Hot car death prevention: Inventor patents device hoped to save lives

Ibrahim Mahmoud, an Embry-Riddle Aeronautical University alum, seeks to reduce the troubling number of children who perish in hot cars.

An Embry-Riddle Aeronautical University alum and restaurant owner has patented a device to prevent hot car deaths.

The device, called the Child Car Seat Safety System, features a weight sensor that will activate once it detects a child has been placed in their car seat. After the driver gets into the vehicle, the device will connect to their phone through Bluetooth.

In the event that the driver fails to remove the child from the car seat when the driver leaves the vehicle, an alert message will be sent to their smartphone. Should the child remain in the sweltering car, another message will be sent to authorities. Decisions regarding what distance or temperature will trigger the alert have yet to be determined.

The 46-year-old inventor, Ibrahim Mahmoud, who has five children ages 5 to 14, said he seeks to reduce the troubling number of kids who perish in hot cars.

“I think about it and it makes me sick to my stomach,” he said.

In 2019, 53 children nationwide died in hot cars, according to KidsandCars.org, a nonprofit child safety organization.

The most recent case in the area happened five years ago, when a 6-month-old boy was found dead inside an SUV parked at Deltona Middle School. The baby had been left in the care of a teacher at the school, who forgot to remove him from the backseat.

Mahmoud said he was disturbed by the number of fatalities, noting that it led him to question: “Why can’t we do something about it?”

Two years ago, he did.

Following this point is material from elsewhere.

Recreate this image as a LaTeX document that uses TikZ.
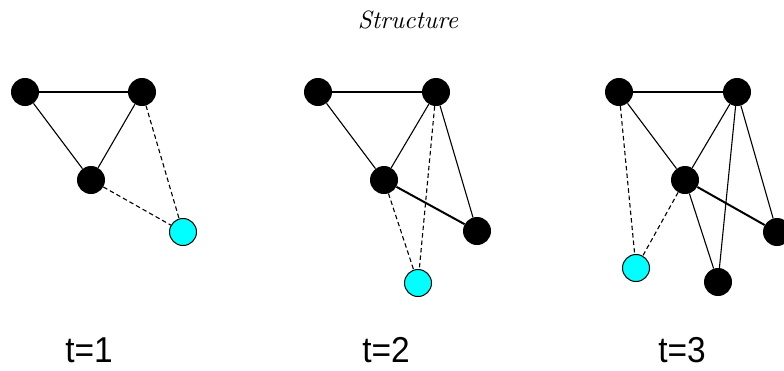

The local business owner, who oversees beachside restaurants New York Pizza and Angelo’s Pizza House, set aside time to develop the device, which took almost a year to design.

In December, he received the patent for his invention.

Mahmoud stressed that parents and caretakers can avoid devastating mistakes with the use of the Child Car Seat Safety System. He noted that a 10-minute trip to the grocery store to pick up ground coffee could result in the death of a child. A message from the device would remind them to return to the car.

Other tragedies, including vehicle-related crimes, can also be prevented with the device.

Mahmoud said the Child Car Seat Safety System will prevent children from being abducted during car thefts. The device features a GPS locator that will allow authorities to track down the child in the car seat.

“It’s going to save lives,” he said. “It’s going to give families peace of mind.”